_REQUIREMENT_
Print exactly the lines from the first one down to the line containing "4.0, 2.75, 1.73]", both ends included, with no pictures and nothing else.

_DATA PROVIDED_
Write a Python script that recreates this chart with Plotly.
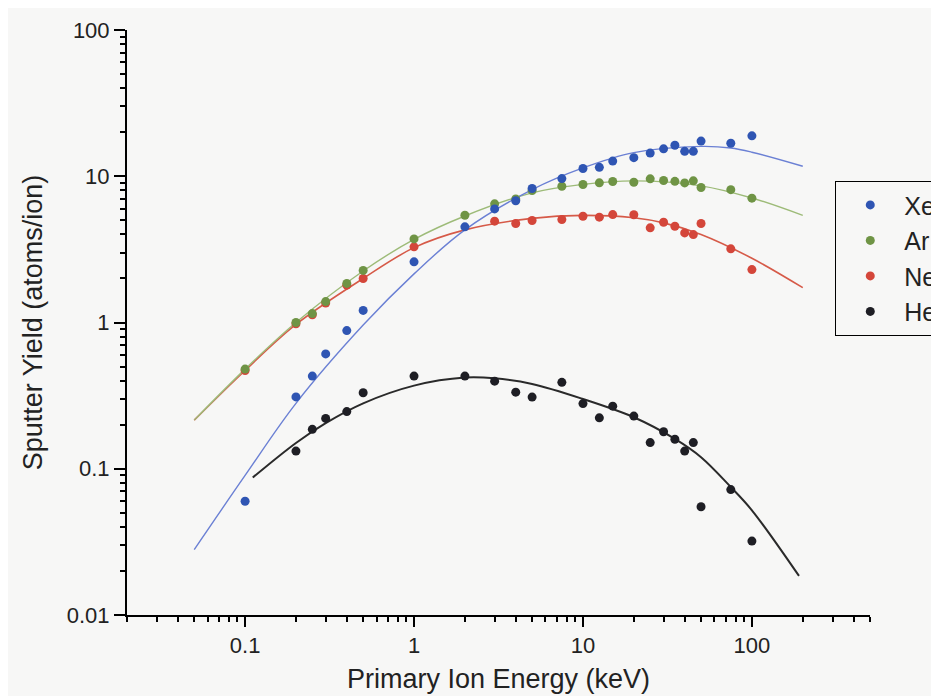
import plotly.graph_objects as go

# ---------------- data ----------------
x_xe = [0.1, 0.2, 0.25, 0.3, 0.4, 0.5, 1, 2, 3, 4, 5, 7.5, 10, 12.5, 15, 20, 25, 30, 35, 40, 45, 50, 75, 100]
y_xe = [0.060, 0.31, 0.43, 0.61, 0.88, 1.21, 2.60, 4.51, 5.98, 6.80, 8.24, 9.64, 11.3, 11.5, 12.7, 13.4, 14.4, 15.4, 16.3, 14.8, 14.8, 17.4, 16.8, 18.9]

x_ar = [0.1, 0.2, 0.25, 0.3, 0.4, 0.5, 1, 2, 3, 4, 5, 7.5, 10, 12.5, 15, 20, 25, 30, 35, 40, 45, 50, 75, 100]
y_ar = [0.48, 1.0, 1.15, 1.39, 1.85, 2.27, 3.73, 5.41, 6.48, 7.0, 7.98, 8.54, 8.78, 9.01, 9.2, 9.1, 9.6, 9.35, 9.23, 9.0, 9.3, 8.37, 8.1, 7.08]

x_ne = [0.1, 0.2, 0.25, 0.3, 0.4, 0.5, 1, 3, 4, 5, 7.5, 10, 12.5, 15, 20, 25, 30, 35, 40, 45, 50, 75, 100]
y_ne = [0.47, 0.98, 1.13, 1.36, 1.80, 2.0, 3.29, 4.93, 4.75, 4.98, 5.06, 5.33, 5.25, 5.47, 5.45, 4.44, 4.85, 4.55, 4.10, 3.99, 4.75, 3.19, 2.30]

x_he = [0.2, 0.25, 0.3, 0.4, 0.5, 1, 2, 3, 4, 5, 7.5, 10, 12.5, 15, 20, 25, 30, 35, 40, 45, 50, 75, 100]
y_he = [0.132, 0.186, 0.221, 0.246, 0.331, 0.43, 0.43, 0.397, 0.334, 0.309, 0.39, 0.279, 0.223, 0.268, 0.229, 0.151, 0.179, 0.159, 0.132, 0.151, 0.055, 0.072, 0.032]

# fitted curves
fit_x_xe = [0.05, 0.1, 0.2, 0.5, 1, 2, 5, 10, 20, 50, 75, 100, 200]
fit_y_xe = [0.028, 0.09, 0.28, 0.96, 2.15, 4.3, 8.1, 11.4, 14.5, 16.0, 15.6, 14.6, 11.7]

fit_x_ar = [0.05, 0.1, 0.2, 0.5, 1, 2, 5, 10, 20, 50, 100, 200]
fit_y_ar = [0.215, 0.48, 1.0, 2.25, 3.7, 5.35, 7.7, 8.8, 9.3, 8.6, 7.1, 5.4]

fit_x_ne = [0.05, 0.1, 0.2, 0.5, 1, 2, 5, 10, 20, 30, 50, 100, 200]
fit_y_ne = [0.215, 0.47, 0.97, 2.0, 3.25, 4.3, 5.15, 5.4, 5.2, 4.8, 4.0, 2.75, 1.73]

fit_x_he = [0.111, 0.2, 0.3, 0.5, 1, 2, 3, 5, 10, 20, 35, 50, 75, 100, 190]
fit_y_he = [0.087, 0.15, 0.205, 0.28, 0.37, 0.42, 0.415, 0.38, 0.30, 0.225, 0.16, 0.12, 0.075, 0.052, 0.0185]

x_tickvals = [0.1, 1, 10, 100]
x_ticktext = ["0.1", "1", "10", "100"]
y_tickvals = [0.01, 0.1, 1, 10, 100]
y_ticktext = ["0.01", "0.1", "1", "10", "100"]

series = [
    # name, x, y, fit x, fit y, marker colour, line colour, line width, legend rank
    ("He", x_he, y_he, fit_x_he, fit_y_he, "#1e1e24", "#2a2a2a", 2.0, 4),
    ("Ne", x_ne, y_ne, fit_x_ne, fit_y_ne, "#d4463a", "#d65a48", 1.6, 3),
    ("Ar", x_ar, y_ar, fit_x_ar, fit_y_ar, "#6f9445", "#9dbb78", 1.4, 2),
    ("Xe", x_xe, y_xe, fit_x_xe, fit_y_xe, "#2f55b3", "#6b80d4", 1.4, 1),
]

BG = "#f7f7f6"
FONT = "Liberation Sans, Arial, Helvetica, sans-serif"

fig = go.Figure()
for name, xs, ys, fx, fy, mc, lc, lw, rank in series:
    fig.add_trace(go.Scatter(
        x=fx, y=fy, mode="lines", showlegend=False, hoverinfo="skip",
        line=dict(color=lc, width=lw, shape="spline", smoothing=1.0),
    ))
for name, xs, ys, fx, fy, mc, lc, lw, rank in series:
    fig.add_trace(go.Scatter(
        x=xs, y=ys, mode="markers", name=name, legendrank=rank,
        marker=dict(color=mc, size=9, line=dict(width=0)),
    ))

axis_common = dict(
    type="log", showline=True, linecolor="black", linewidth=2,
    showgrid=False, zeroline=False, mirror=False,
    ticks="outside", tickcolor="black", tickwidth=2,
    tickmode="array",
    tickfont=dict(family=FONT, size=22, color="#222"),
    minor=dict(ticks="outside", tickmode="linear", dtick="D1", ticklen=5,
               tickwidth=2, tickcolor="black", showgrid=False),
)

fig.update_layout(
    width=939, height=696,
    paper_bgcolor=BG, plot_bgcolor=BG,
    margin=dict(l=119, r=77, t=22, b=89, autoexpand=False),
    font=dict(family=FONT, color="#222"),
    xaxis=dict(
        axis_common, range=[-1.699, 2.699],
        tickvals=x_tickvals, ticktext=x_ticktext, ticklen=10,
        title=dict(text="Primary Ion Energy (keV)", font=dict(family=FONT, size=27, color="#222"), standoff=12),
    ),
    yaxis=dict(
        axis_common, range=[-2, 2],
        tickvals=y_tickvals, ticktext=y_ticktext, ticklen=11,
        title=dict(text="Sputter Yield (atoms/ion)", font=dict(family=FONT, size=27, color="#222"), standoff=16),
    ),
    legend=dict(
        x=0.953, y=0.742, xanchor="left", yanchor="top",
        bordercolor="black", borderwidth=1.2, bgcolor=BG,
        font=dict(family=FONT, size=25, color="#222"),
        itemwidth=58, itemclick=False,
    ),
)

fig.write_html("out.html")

_THE SOLUTION_
Write a Python script that recreates this chart with Plotly.
import plotly.graph_objects as go

# ---------------- data ----------------
x_xe = [0.1, 0.2, 0.25, 0.3, 0.4, 0.5, 1, 2, 3, 4, 5, 7.5, 10, 12.5, 15, 20, 25, 30, 35, 40, 45, 50, 75, 100]
y_xe = [0.060, 0.31, 0.43, 0.61, 0.88, 1.21, 2.60, 4.51, 5.98, 6.80, 8.24, 9.64, 11.3, 11.5, 12.7, 13.4, 14.4, 15.4, 16.3, 14.8, 14.8, 17.4, 16.8, 18.9]

x_ar = [0.1, 0.2, 0.25, 0.3, 0.4, 0.5, 1, 2, 3, 4, 5, 7.5, 10, 12.5, 15, 20, 25, 30, 35, 40, 45, 50, 75, 100]
y_ar = [0.48, 1.0, 1.15, 1.39, 1.85, 2.27, 3.73, 5.41, 6.48, 7.0, 7.98, 8.54, 8.78, 9.01, 9.2, 9.1, 9.6, 9.35, 9.23, 9.0, 9.3, 8.37, 8.1, 7.08]

x_ne = [0.1, 0.2, 0.25, 0.3, 0.4, 0.5, 1, 3, 4, 5, 7.5, 10, 12.5, 15, 20, 25, 30, 35, 40, 45, 50, 75, 100]
y_ne = [0.47, 0.98, 1.13, 1.36, 1.80, 2.0, 3.29, 4.93, 4.75, 4.98, 5.06, 5.33, 5.25, 5.47, 5.45, 4.44, 4.85, 4.55, 4.10, 3.99, 4.75, 3.19, 2.30]

x_he = [0.2, 0.25, 0.3, 0.4, 0.5, 1, 2, 3, 4, 5, 7.5, 10, 12.5, 15, 20, 25, 30, 35, 40, 45, 50, 75, 100]
y_he = [0.132, 0.186, 0.221, 0.246, 0.331, 0.43, 0.43, 0.397, 0.334, 0.309, 0.39, 0.279, 0.223, 0.268, 0.229, 0.151, 0.179, 0.159, 0.132, 0.151, 0.055, 0.072, 0.032]

# fitted curves
fit_x_xe = [0.05, 0.1, 0.2, 0.5, 1, 2, 5, 10, 20, 50, 75, 100, 200]
fit_y_xe = [0.028, 0.09, 0.28, 0.96, 2.15, 4.3, 8.1, 11.4, 14.5, 16.0, 15.6, 14.6, 11.7]

fit_x_ar = [0.05, 0.1, 0.2, 0.5, 1, 2, 5, 10, 20, 50, 100, 200]
fit_y_ar = [0.215, 0.48, 1.0, 2.25, 3.7, 5.35, 7.7, 8.8, 9.3, 8.6, 7.1, 5.4]

fit_x_ne = [0.05, 0.1, 0.2, 0.5, 1, 2, 5, 10, 20, 30, 50, 100, 200]
fit_y_ne = [0.215, 0.47, 0.97, 2.0, 3.25, 4.3, 5.15, 5.4, 5.2, 4.8, 4.0, 2.75, 1.73]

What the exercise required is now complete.